What exactly happens while multiplying a double value by 10

Question

I have recently been wondering about multiplying floating point numbers.
Let's assume I have a number, for example 3.1415 with a guaranteed 3-digit precision.
Now, I multiply this value by 10, and I get 31.415X, where X is a digit I cannot define because of the limited precision.

Now, can I be sure, that the five get's carried over to the precise digits? If a number is proven to be precise up to 3 digits I wouldn't expect this five to always pop up there, but after studying many cases in c++ i have noticed that it always happens.

From my point of view, however, this doesn't make any sense, because floating point numbers are stored base-two, so multiplication by ten isn't really possible, it will always be mutiplication by 10.something.

I ask this question because I wanted to create a function that calculates how precise a type is. I have came up with something like this:

template <typename T>
unsigned accuracy(){
        unsigned acc = 0;
        T num = (T)1/(T)3;
        while((unsigned)(num *= 10) == 3){
                acc++;
                num -= 3;
        }
        return acc;
}

Now, this works for any types I've used it with, but I'm still not sure that the first unprecise digit will always be carried over in an unchanged form.

Answer 1

I'll talk specifically about IEEE754 doubles since that what I think you're asking for.

Doubles are defined as a sign bit, an 11-bit exponent and a 52-bit mantissa, which are concatenated to form a 64-bit value:

sign|exponent|mantissa

Exponent bits are stored in a biased format, which means we store the actual exponent +1023 (for a double). The all-zeros exponent and all-ones exponent are special, so we end up being able to represent an exponent from 2^-1022 to 2^+1023

It's a common misconception that integer values can't be represented exactly by doubles, but we can actually store any integer in [0,2^53) exactly by setting the mantissa and exponent properly, in fact the range [2^52,2^53) can only store the integer values in that range. So 10 is easily stored exactly in a double.

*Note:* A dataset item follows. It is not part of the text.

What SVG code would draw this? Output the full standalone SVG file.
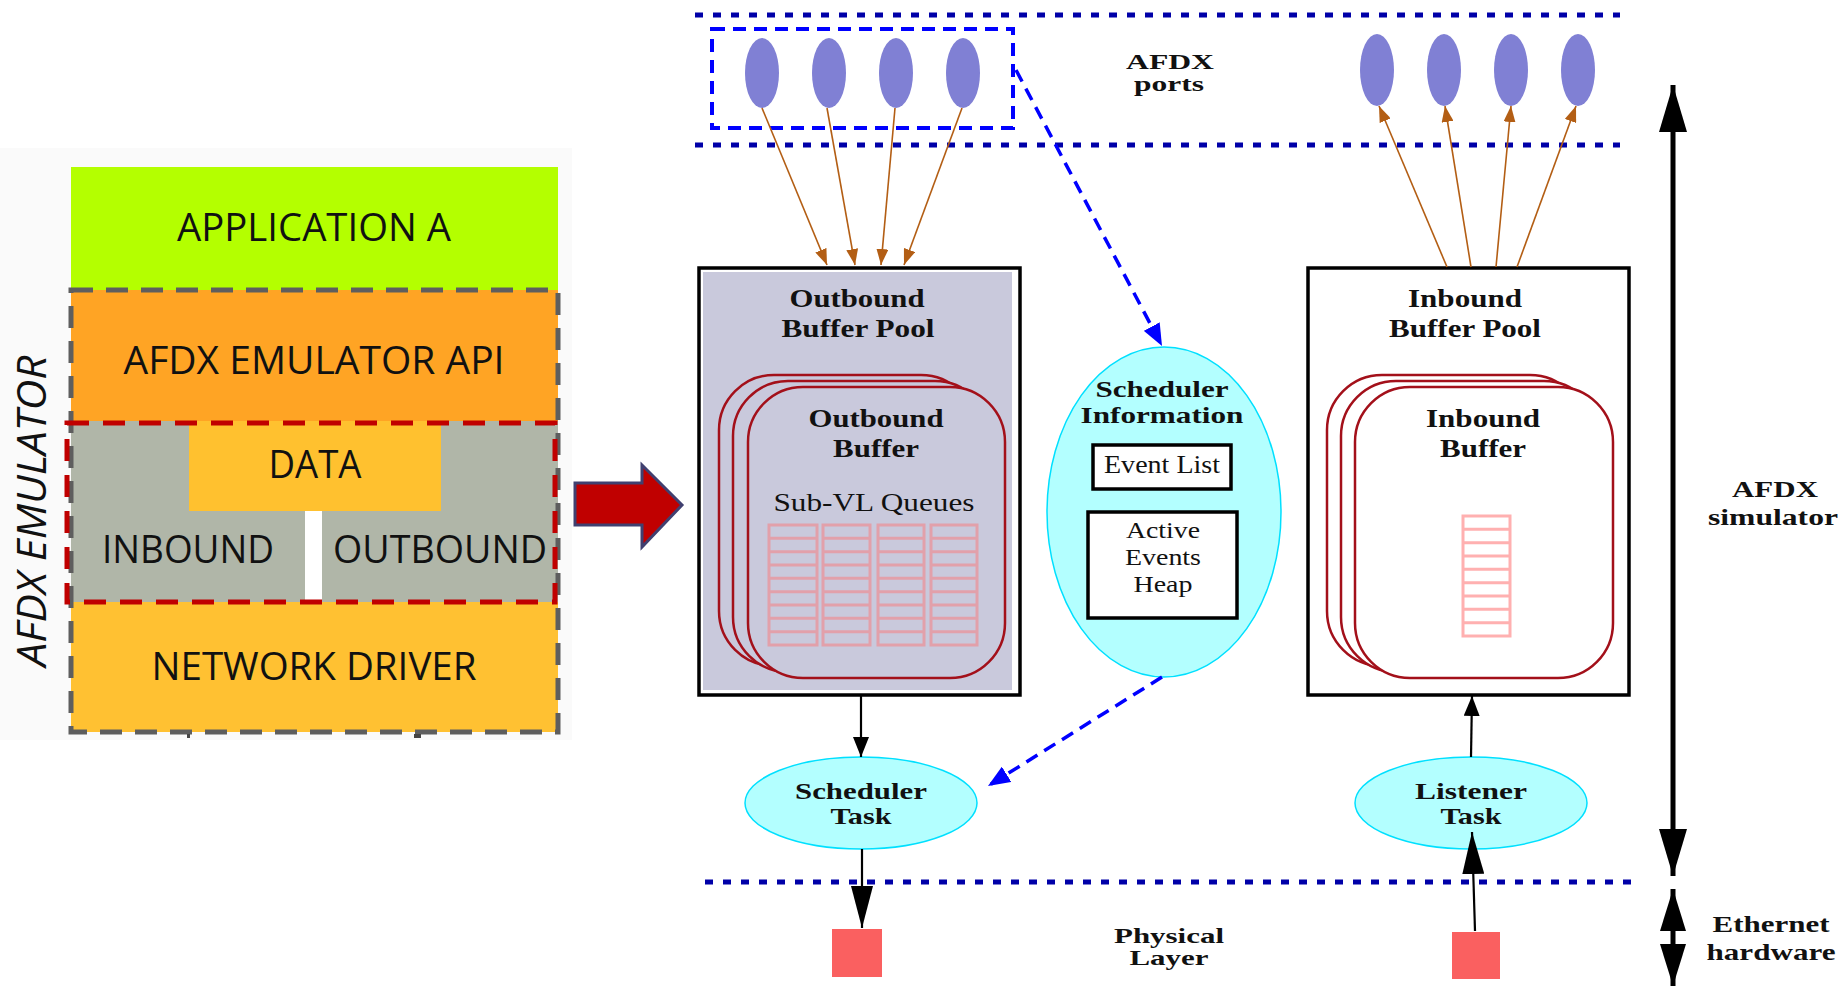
<svg xmlns="http://www.w3.org/2000/svg" width="1841" height="989" viewBox="0 0 1841 989">
<style>
.sans{font-family:"Open Sans","Noto Sans",sans-serif;fill:#111;}
.lt{font-size:38px;text-anchor:middle;}
.ser{font-family:"Liberation Serif","Times New Roman",serif;fill:#111;text-anchor:middle;}
.b{font-weight:bold;font-size:26px;}
.b2{font-weight:bold;font-size:23px;}
.b3{font-weight:bold;font-size:21px;}
.n{font-weight:normal;font-size:25px;}
.n2{font-weight:normal;font-size:23px;}
.dot{stroke:#0000a8;stroke-width:5;stroke-dasharray:8 10;fill:none;}
.port{fill:#8080d4;}
.brown{stroke:#b35e14;stroke-width:1.6;fill:none;marker-end:url(#hBrown);}
.bdash{stroke:#0000ff;stroke-width:3.5;stroke-dasharray:13 8;fill:none;}
.blk{stroke:#000;stroke-width:2.2;fill:none;}
.stack{fill:#c9c9dc;stroke:#a3101a;stroke-width:2.5;}
.stackw{fill:#fff;stroke:#a3101a;stroke-width:2.5;}
.q{fill:none;stroke:#e2a0aa;stroke-width:3;}
.qi{fill:none;stroke:#ffb0b0;stroke-width:3;}
.cyan{fill:#b3ffff;stroke:#00e0ff;stroke-width:1.5;}
.box{fill:#fff;stroke:#000;stroke-width:3.5;}
.phy{fill:#fa6060;}
</style>
<defs>
<marker id="hBrown" viewBox="0 0 16 12" refX="16" refY="6" markerWidth="16" markerHeight="12" markerUnits="userSpaceOnUse" orient="auto"><path d="M0,0 L16,6 L0,12 Z" fill="#b35e14"/></marker>
<marker id="hBlue" viewBox="0 0 22 18" refX="22" refY="9" markerWidth="22" markerHeight="18" markerUnits="userSpaceOnUse" orient="auto"><path d="M0,0 L22,9 L0,18 Z" fill="#0000ff"/></marker>
<marker id="hBlk" viewBox="0 0 20 16" refX="20" refY="8" markerWidth="20" markerHeight="16" markerUnits="userSpaceOnUse" orient="auto"><path d="M0,0 L20,8 L0,16 Z" fill="#000"/></marker>
<marker id="hBig" viewBox="0 0 42 22" refX="42" refY="11" markerWidth="42" markerHeight="22" markerUnits="userSpaceOnUse" orient="auto"><path d="M0,0 L42,11 L0,22 Z" fill="#000"/></marker>
<marker id="hVert" viewBox="0 0 47 28" refX="47" refY="14" markerWidth="47" markerHeight="28" markerUnits="userSpaceOnUse" orient="auto-start-reverse"><path d="M0,0 L47,14 L0,28 Z" fill="#000"/></marker>
<marker id="hEth" viewBox="0 0 42 26" refX="42" refY="13" markerWidth="42" markerHeight="26" markerUnits="userSpaceOnUse" orient="auto-start-reverse"><path d="M0,0 L42,13 L0,26 Z" fill="#000"/></marker>
</defs>
<rect x="0" y="0" width="1841" height="989" fill="#fff"/>
<rect x="0" y="148" width="572" height="592" fill="#fafafa"/>

<!-- Left: AFDX emulator stack -->
<g id="application-a">
<rect x="71" y="167" width="487" height="123" fill="#b4ff00"/>
<text class="sans lt" x="314" y="241" textLength="274" lengthAdjust="spacingAndGlyphs">APPLICATION A</text>
</g>
<g id="emulator-api">
<rect x="71" y="290" width="487" height="131" fill="#ffa424"/>
<text class="sans lt" x="314" y="374" textLength="381" lengthAdjust="spacingAndGlyphs">AFDX EMULATOR API</text>
</g>
<g id="data-layer">
<rect x="71" y="421" width="487" height="181" fill="#b0b6a8"/>
<rect x="189" y="421" width="252" height="90" fill="#ffc12f"/>
<rect x="305" y="511" width="17" height="91" fill="#fff"/>
<text class="sans lt" x="315" y="478" textLength="93" lengthAdjust="spacingAndGlyphs">DATA</text>
<text class="sans lt" x="188" y="563" textLength="172" lengthAdjust="spacingAndGlyphs">INBOUND</text>
<text class="sans lt" x="440" y="563" textLength="214" lengthAdjust="spacingAndGlyphs">OUTBOUND</text>
</g>
<g id="network-driver">
<rect x="71" y="602" width="487" height="130" fill="#ffc132"/>
<text class="sans lt" x="314" y="680" textLength="325" lengthAdjust="spacingAndGlyphs">NETWORK DRIVER</text>
</g>
<g id="emulator-frame">
<rect x="71" y="290" width="487" height="442" fill="none" stroke="#5e5e5e" stroke-width="5" stroke-dasharray="22 13"/>
<rect x="67" y="423" width="488" height="179" fill="none" stroke="#c00000" stroke-width="5" stroke-dasharray="22 14"/>
<rect x="187" y="734" width="3" height="4" fill="#444"/>
<rect x="414" y="734" width="7" height="4" fill="#444"/>
<text class="sans" transform="translate(46,511) rotate(-90)" x="0" y="0" text-anchor="middle" font-size="40" font-style="italic" textLength="311" lengthAdjust="spacingAndGlyphs">AFDX EMULATOR</text>
</g>
<g id="big-arrow">
<path d="M575,483 L642,483 L642,465 L682,505 L642,547 L642,525 L575,525 Z" fill="#c00000" stroke="#404070" stroke-width="3" stroke-linejoin="miter"/>
</g>

<!-- Right: AFDX simulator -->
<g id="layer-lines">
<line class="dot" x1="695" y1="15" x2="1620" y2="15"/>
<line class="dot" x1="695" y1="145" x2="1620" y2="145"/>
<line class="dot" x1="705" y1="882" x2="1631" y2="882"/>
</g>
<g id="out-ports">
<rect x="712" y="29" width="301" height="99" fill="none" stroke="#0000ff" stroke-width="4" stroke-dasharray="13 8"/>
<ellipse class="port" cx="762" cy="73" rx="17" ry="35"/>
<ellipse class="port" cx="829" cy="73" rx="17" ry="35"/>
<ellipse class="port" cx="896" cy="73" rx="17" ry="35"/>
<ellipse class="port" cx="963" cy="73" rx="17" ry="35"/>
</g>
<g id="in-ports">
<ellipse class="port" cx="1377" cy="70" rx="17" ry="36"/>
<ellipse class="port" cx="1444" cy="70" rx="17" ry="36"/>
<ellipse class="port" cx="1511" cy="70" rx="17" ry="36"/>
<ellipse class="port" cx="1578" cy="70" rx="17" ry="36"/>
</g>
<g id="afdx-ports-label">
<text class="ser b3" x="1170" y="69" textLength="88" lengthAdjust="spacingAndGlyphs">AFDX</text>
<text class="ser b3" x="1169" y="91" textLength="70" lengthAdjust="spacingAndGlyphs">ports</text>
</g>

<g id="outbound-buffer-pool">
<rect x="703" y="272" width="309" height="418" fill="#c9c9dc"/>
<rect x="699" y="268" width="321" height="427" fill="none" stroke="#000" stroke-width="3.5"/>
<text class="ser b" x="857" y="307" textLength="135" lengthAdjust="spacingAndGlyphs">Outbound</text>
<text class="ser b" x="858" y="337" textLength="153" lengthAdjust="spacingAndGlyphs">Buffer Pool</text>
</g>
<g id="outbound-buffer">
<rect class="stack" x="719" y="375" width="257" height="291" rx="55"/>
<rect class="stack" x="733" y="381" width="257" height="291" rx="55"/>
<rect class="stack" x="748" y="387" width="257" height="291" rx="55"/>
<text class="ser b" x="876" y="427" textLength="135" lengthAdjust="spacingAndGlyphs">Outbound</text>
<text class="ser b" x="876" y="457" textLength="86" lengthAdjust="spacingAndGlyphs">Buffer</text>
<text class="ser n" x="874" y="511" textLength="201" lengthAdjust="spacingAndGlyphs">Sub-VL Queues</text>
<g id="sub-vl-queues">
<rect class="q" x="769" y="525" width="48" height="120"/>
<rect class="q" x="823" y="525" width="47" height="120"/>
<rect class="q" x="878" y="525" width="46" height="120"/>
<rect class="q" x="931" y="525" width="46" height="120"/>
<path class="q" stroke-width="2.5" d="M769,538.3H817M769,551.7H817M769,565H817M769,578.3H817M769,591.7H817M769,605H817M769,618.3H817M769,631.7H817
M823,538.3H870M823,551.7H870M823,565H870M823,578.3H870M823,591.7H870M823,605H870M823,618.3H870M823,631.7H870
M878,538.3H924M878,551.7H924M878,565H924M878,578.3H924M878,591.7H924M878,605H924M878,618.3H924M878,631.7H924
M931,538.3H977M931,551.7H977M931,565H977M931,578.3H977M931,591.7H977M931,605H977M931,618.3H977M931,631.7H977"/>
</g>
</g>

<g id="inbound-buffer-pool">
<rect class="box" x="1308" y="268" width="321" height="427"/>
<text class="ser b" x="1465" y="307" textLength="114" lengthAdjust="spacingAndGlyphs">Inbound</text>
<text class="ser b" x="1465" y="337" textLength="152" lengthAdjust="spacingAndGlyphs">Buffer Pool</text>
</g>
<g id="inbound-buffer">
<rect class="stackw" x="1327" y="375" width="258" height="291" rx="55"/>
<rect class="stackw" x="1341" y="381" width="258" height="291" rx="55"/>
<rect class="stackw" x="1355" y="387" width="258" height="291" rx="55"/>
<text class="ser b" x="1483" y="427" textLength="114" lengthAdjust="spacingAndGlyphs">Inbound</text>
<text class="ser b" x="1483" y="457" textLength="86" lengthAdjust="spacingAndGlyphs">Buffer</text>
<rect class="qi" x="1463" y="516" width="47" height="120"/>
<path class="qi" stroke-width="2.5" d="M1463,529.3H1510M1463,542.7H1510M1463,556H1510M1463,569.3H1510M1463,582.7H1510M1463,596H1510M1463,609.3H1510M1463,622.7H1510"/>
</g>

<g id="scheduler-information">
<ellipse class="cyan" cx="1164" cy="512" rx="117" ry="165"/>
<text class="ser b2" x="1162" y="397" textLength="133" lengthAdjust="spacingAndGlyphs">Scheduler</text>
<text class="ser b2" x="1162" y="423" textLength="163" lengthAdjust="spacingAndGlyphs">Information</text>
<rect class="box" x="1093" y="445" width="138" height="44"/>
<text class="ser n" x="1162" y="473" textLength="116" lengthAdjust="spacingAndGlyphs">Event List</text>
<rect class="box" x="1088" y="512" width="149" height="106"/>
<text class="ser n2" x="1163" y="538" textLength="74" lengthAdjust="spacingAndGlyphs">Active</text>
<text class="ser n2" x="1163" y="565" textLength="76" lengthAdjust="spacingAndGlyphs">Events</text>
<text class="ser n2" x="1163" y="592" textLength="59" lengthAdjust="spacingAndGlyphs">Heap</text>
</g>

<g id="scheduler-task">
<ellipse class="cyan" cx="861" cy="803" rx="116" ry="46"/>
<text class="ser b2" x="861" y="799" textLength="132" lengthAdjust="spacingAndGlyphs">Scheduler</text>
<text class="ser b2" x="861" y="824" textLength="61" lengthAdjust="spacingAndGlyphs">Task</text>
</g>
<g id="listener-task">
<ellipse class="cyan" cx="1471" cy="803" rx="116" ry="46"/>
<text class="ser b2" x="1471" y="799" textLength="112" lengthAdjust="spacingAndGlyphs">Listener</text>
<text class="ser b2" x="1471" y="824" textLength="61" lengthAdjust="spacingAndGlyphs">Task</text>
</g>

<g id="physical-layer">
<rect class="phy" x="832" y="929" width="50" height="48"/>
<rect class="phy" x="1452" y="932" width="48" height="47"/>
<text class="ser b3" x="1169" y="943" textLength="110" lengthAdjust="spacingAndGlyphs">Physical</text>
<text class="ser b3" x="1169" y="965" textLength="79" lengthAdjust="spacingAndGlyphs">Layer</text>
</g>

<g id="side-labels">
<text class="ser b2" x="1775" y="497" textLength="86" lengthAdjust="spacingAndGlyphs">AFDX</text>
<text class="ser b2" x="1773" y="525" textLength="130" lengthAdjust="spacingAndGlyphs">simulator</text>
<text class="ser b2" x="1771" y="932" textLength="117" lengthAdjust="spacingAndGlyphs">Ethernet</text>
<text class="ser b2" x="1771" y="960" textLength="129" lengthAdjust="spacingAndGlyphs">hardware</text>
</g>

<g id="connectors">
<line class="brown" x1="762" y1="108" x2="827" y2="265"/>
<line class="brown" x1="827" y1="108" x2="855" y2="265"/>
<line class="brown" x1="895" y1="108" x2="881" y2="265"/>
<line class="brown" x1="962" y1="108" x2="904" y2="265"/>
<line class="brown" x1="1447" y1="267" x2="1379" y2="106"/>
<line class="brown" x1="1471" y1="267" x2="1445" y2="106"/>
<line class="brown" x1="1496" y1="267" x2="1511" y2="106"/>
<line class="brown" x1="1517" y1="267" x2="1576" y2="106"/>
<line class="bdash" x1="1016" y1="70" x2="1162" y2="346" marker-end="url(#hBlue)"/>
<line class="bdash" x1="1162" y1="677" x2="988" y2="786" marker-end="url(#hBlue)"/>
<line class="blk" x1="861" y1="696" x2="861" y2="757" marker-end="url(#hBlk)"/>
<line class="blk" x1="862" y1="849" x2="862" y2="928" marker-end="url(#hBig)"/>
<line class="blk" x1="1471" y1="757" x2="1472" y2="696" marker-end="url(#hBlk)"/>
<line class="blk" x1="1475" y1="931" x2="1472" y2="832" marker-end="url(#hBig)"/>
<line x1="1673" y1="85" x2="1673" y2="876" stroke="#000" stroke-width="5" marker-start="url(#hVert)" marker-end="url(#hVert)"/>
<line x1="1673" y1="889" x2="1673" y2="986" stroke="#000" stroke-width="5" marker-start="url(#hEth)" marker-end="url(#hEth)"/>
</g>
</svg>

When it comes to multiplying doubles, we effectively have two numbers of this form:

A = (-1)^sA*mA*2^(eA-1023)
B = (-1)^sB*mB*2^(eB-1023)

Where sA,mA,eA are the sign,mantissa and exponent for A (and similarly for B).

If we multiply these:

A*B = (-1)^(sA+sB)*(mA*mB)*2^((eA-1023)+(eB-1023))

We can see that we merely sum the exponents, and then multiply the mantissas. This actually isn't bad for precision! We might overflow the exponent bits (and thus get an infinity), but other than that we just have to round the intermediate mantissa result back to 52 bits, but this will at worst only change the least significant bit in the new mantissa.

Ultimately, the error you'll see will be proportional to the magnitude of the result. But, doubles have an error proportional to their magnitude anyways so this is really as safe as we can get. The way to approximate the error in your number is as |magnitude|*2^-53. In your case, since 10 is exact, the only error will come in the representation of pi. It will have an error of ~2^-51 and thus the result will as well.

As a rule of thumb, I consider doubles to have ~15 digits of decimal precision when thinking about precision concerns.

Answer 2

Lets assume that for single precision 3.1415 is

0x40490E56

in IEEE 754 format which is a very popular but not the only format used.

01000000010010010000111001010110 0 10000000 10010010000111001010110

so the binary portion is 1.10010010000111001010110

110010010000111001010110 1100 1001 0000 1110 0101 0110 0xC90E56 * 10 = 0x7DA8F5C

Just like in grade school with decimal you worry about the decimal(/binary) point later, you just do a multiply.

01111.10110101000111101011100

to get into IEEE 754 format it needs to be shifted to a 1.mantissa format so that is a shift of 3

1.11110110101000111101011

but look at the three bits chopped off 100 specifically the 1 so this means depending on the rounding mode you round, in this case lets round up

1.11110110101000111101100

0111 1011 0101 0001 1110 1100

0x7BA1EC

now if I already computed the answer:

0x41FB51EC

0 10000011 11110110101000111101100

we moved the point 3 and the exponent reflects that, the mantissa matches what we computed. we did lose one of the original non-zero bits off the right, but is that too much loss?

double, extended, work the same way just more exponent and mantissa bits, more precision and range. but at the end of the day it is nothing more than what we learned in grade school as far as the math goes, the format requires 1.mantissa so you have to use your grade school math to adjust the exponent of the base to get it in that form.

Answer 3

Now, can I be sure, that the five get's carried over to the precise digits?

In general, no. You can only be sure about the precision of output when you know the exact representation format used by your system, and know that the correct output is exactly representable in that format.

If you want precise result for any rational input, then you cannot use finite precision.

It seems that your function attempts to calculate how accurately the floating point type can represent 1/3. This accuracy is not useful for evaluating accuracy of representing other numbers.

because floating point numbers are stored base-two

While very common, this is not universally true. Some systems use base-10 for example.